There are still a lot of consumers who would still look for garlic, but I don't sell it now because it is so expensive, Nona Corillan, 54, also vegetable seller, said.

"Ginger is being sold at P140-150 but ours is at P80 since these are the smaller kind," said Corillan.

"Even the price of onions has gone up. Others sell garlic at P360 per kilo. Previously, we usually get five kilos since it was cheaper. Now, I buy only one kilo since I couldn’t afford it," said Vangie Pagalan, 50, who sells vegetables at the Cogon.

Analita Papel, 46, also a vegetable seller at Cogon, clamored that the price increases have affected the consumers and vendors.

"The consumers are really affected with the price of garlic shooting up since they don’t buy it anymore and we don’t get to sell too.” said Papel.


However, vendors like Priscilla Caiban, 56, considered these products now as luxury.

Caiban said that garlic is an important spice and only those who can afford would buy it. She said that with the current price of garlic, it takes her a week before garlic gets sold.

Consumers, including “karenderia” owners, also felt the unending price hike of rice and spices, especially garlic, in the market as they were left without a choice.

Gina, a stall owner at Cogon market, is compelled to still buy garlic for seasoning the food she vends.

"Pero gamay na lang among ginagamit kay mahal gyud.
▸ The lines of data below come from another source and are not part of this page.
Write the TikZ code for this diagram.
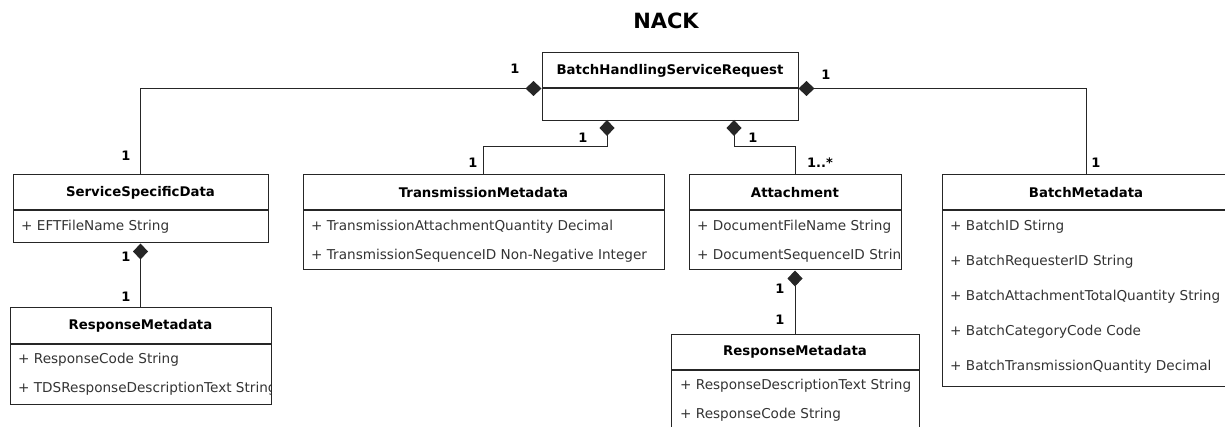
\documentclass[tikz,border=0pt]{standalone}
\usepackage{fontspec}
\setmainfont{DejaVu Sans}
\usetikzlibrary{positioning,arrows.meta}

\begin{document}
\begin{tikzpicture}[
    x=1pt, y=-1pt,
    head/.style={draw=black!85, line width=1pt, minimum height=35pt, inner sep=0pt,
        font=\bfseries\fontsize{13.3}{15}\selectfont},
    body/.style={draw=black!85, line width=1pt, inner sep=0pt},
    attr/.style={anchor=west, inner sep=0pt, text=black!80,
        font=\fontsize{13.6}{15}\selectfont},
    mult/.style={inner sep=0pt, font=\bfseries\fontsize{13}{15}\selectfont},
    compo/.style={draw=black!85, line width=1pt, {Diamond[length=16pt,width=15pt]}-}
]
\clip (0,0) rectangle (1225,427);

\node[font=\bfseries\fontsize{21}{25}\selectfont] (title) at (666,21) {NACK};

% classes
\node[head, minimum width=256pt] (req) at (670,70.5) {BatchHandlingServiceRequest};
\node[body, minimum width=256pt, minimum height=32pt, below=0pt of req] (reqB) {};

\node[head, minimum width=255pt] (ssd) at (140.5,192.5) {ServiceSpecificData};
\node[body, minimum width=255pt, minimum height=32pt, below=0pt of ssd] (ssdB) {};

\node[head, minimum width=361pt] (tm) at (483.5,192.5) {TransmissionMetadata};
\node[body, minimum width=361pt, minimum height=59pt, below=0pt of tm] (tmB) {};

\node[head, minimum width=212pt] (att) at (795,192.5) {Attachment};
\node[body, minimum width=212pt, minimum height=59pt, below=0pt of att] (attB) {};

\node[head, minimum width=288pt] (bmeta) at (1086,192.5) {BatchMetadata};
\node[body, minimum width=288pt, minimum height=175pt, below=0pt of bmeta] (bmetaB) {};

\node[head, minimum width=261pt] (resp1) at (140.5,325.5) {ResponseMetadata};
\node[body, minimum width=261pt, minimum height=60pt, below=0pt of resp1] (resp1B) {};

\node[head, minimum width=248pt] (resp2) at (795,351.5) {ResponseMetadata};
\node[body, minimum width=248pt, minimum height=80pt, below=0pt of resp2] (resp2B) {};

% attributes
\node[attr] (ssd1) at (21,227) {+ EFTFileName String};

\node[attr] (tm1) at (311,227) {+ TransmissionAttachmentQuantity Decimal};
\node[attr] (tm2) at (311,256) {+ TransmissionSequenceID Non-Negative Integer};

\begin{scope}
\clip (attB.north west) rectangle (attB.south east);
\node[attr] (att1) at (697,227) {+ DocumentFileName String};
\node[attr] (att2) at (697,256) {+ DocumentSequenceID String};
\end{scope}

\node[attr] (bm1) at (950,227) {+ BatchID Stirng};
\node[attr] (bm2) at (950,262) {+ BatchRequesterID String};
\node[attr] (bm3) at (950,297) {+ BatchAttachmentTotalQuantity String};
\node[attr] (bm4) at (950,332) {+ BatchCategoryCode Code};
\node[attr] (bm5) at (950,367) {+ BatchTransmissionQuantity Decimal};

\begin{scope}
\clip (resp1B.north west) rectangle ([xshift=-1.5pt]resp1B.south east);
\node[attr] (rs1) at (18,360) {+ ResponseCode String};
\node[attr] (rs2) at (18,389) {+ TDSResponseDescriptionText String};
\end{scope}

\node[attr] (rt1) at (680,386) {+ ResponseDescriptionText String};
\node[attr] (rt2) at (680,415) {+ ResponseCode String};

% compositions
\coordinate (tmJoin) at (607,120);
\coordinate (attJoin) at (734,120);

\draw[compo] (req.south west) -| (ssd.north);
\draw[compo] (req.south east) -| (bmeta.north);
\draw[compo] (tmJoin) -- ++(0,27) -| (tm.north);
\draw[compo] (attJoin) -- ++(0,27) -| (att.north);
\draw[compo] (ssdB.south) -- (resp1.north);
\draw[compo] (attB.south) -- (resp2.north);

% multiplicities
\node[mult] (m1) at (515,69) {1};
\node[mult] (m2) at (126,156) {1};
\node[mult] (m3) at (826,75) {1};
\node[mult] (m4) at (1096,163) {1};
\node[mult] (m5) at (583,138) {1};
\node[mult] (m6) at (473,163) {1};
\node[mult] (m7) at (753,138) {1};
\node[mult] (m8) at (820,163) {1..*};
\node[mult] (m9) at (126,257) {1};
\node[mult] (m10) at (126,297) {1};
\node[mult] (m11) at (780,289) {1};
\node[mult] (m12) at (780,320) {1};

\end{tikzpicture}
\end{document}
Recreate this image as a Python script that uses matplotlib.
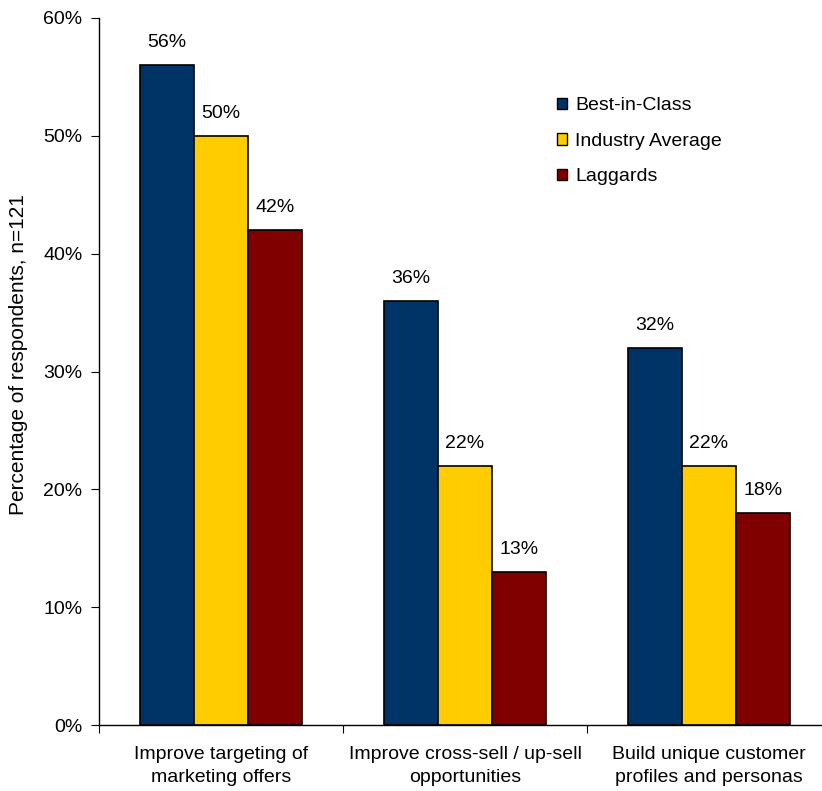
import matplotlib
matplotlib.use("Agg")
import matplotlib.pyplot as plt
import numpy as np

plt.rcParams['font.family'] = ['Liberation Sans', 'DejaVu Sans']

categories = ["Improve targeting of\nmarketing offers",
              "Improve cross-sell / up-sell\nopportunities",
              "Build unique customer\nprofiles and personas"]
series_names = ["Best-in-Class", "Industry Average", "Laggards"]
best_in_class = [56, 36, 32]
industry_avg = [50, 22, 22]
laggards = [42, 13, 18]
colors = ["#003366", "#FFCC00", "#800000"]
yticks = [0, 10, 20, 30, 40, 50, 60]

fig = plt.figure(figsize=(8.22, 7.91), dpi=100)
ax = fig.add_axes([99/822, 1-725/791, (822-99)/822, (725-18)/791])

x = np.arange(len(categories))
w = 0.222
for i, (vals, c, name) in enumerate(zip([best_in_class, industry_avg, laggards], colors, series_names)):
    pos = x + (i - 1) * w
    ax.bar(pos, vals, w, color=c, edgecolor="black", linewidth=1.2, label=name)
    for p, v in zip(pos, vals):
        ax.annotate(f"{v}%", (p, v), xytext=(0, 10), textcoords="offset points",
                    ha="center", va="bottom", fontsize=14)

ax.set_xlim(-0.5, -0.5 + (822-99)/244)
ax.set_ylim(0, 60)
ax.set_yticks(yticks)
ax.set_yticklabels([f"{t}%" for t in yticks], fontsize=14)
ax.set_xticks([-0.5, 0.5, 1.5])
ax.set_xticklabels([])
ax.tick_params(axis="x", length=6, direction="out")
ax.tick_params(axis="y", length=6, direction="out", pad=6)
for i, cat in enumerate(categories):
    ax.text(i, -1.75, cat, ha="center", va="top", fontsize=14, linespacing=1.5)
ax.spines["top"].set_visible(False)
ax.spines["right"].set_visible(False)
ax.spines["left"].set_linewidth(1.0)
ax.spines["bottom"].set_linewidth(1.0)
ax.set_ylabel("Percentage of respondents, n=121", fontsize=15)
ax.yaxis.set_label_coords(-(99-28)/723, (725-355)/707)

leg = ax.legend(loc="upper left", bbox_to_anchor=((539-99)/723, 1-(80-18)/707),
                frameon=False, fontsize=14, handlelength=0.55, handleheight=0.55,
                labelspacing=0.95, handletextpad=0.4)
for h in leg.legend_handles:
    h.set_linewidth(1.0)

fig.savefig("out.png", dpi=100)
Wala may lami ang pagluto pud kung walay ahos," she said.

"Wala man puy lami kung dili nimo butangan og ahos imong niluto ," said Catherine, food stall owner also in Cogon.

Other food stall owners in both markets also admitted they reduced the consumption of these spices because of the price.

Although the China-Philippines row over territorial claims has contributed to China pulling out their produce like garlic from the country, the Kilusang Magbubukid ng Pilipinas (KMP) in Northern Mindanao called for the government to provide more lands for farmers to till.

"We condemn the government for continuing to plant non-agricultural products since these have been eating up our land area for agriculture,” Richard Colao, KMP-NorMin secretary general, told this paper by phone Thursday.

Colao emphasized that 70 percent of garlic consumed by Filipinos are imported from other countries.

Local farmers also plant garlic but these are limited and for export only.

“We still have native garlic but the supply is not enough since it is being exported,” Libagon said.

Published in the Sun.Star Cagayan de Oro newspaper on June 18, 2014.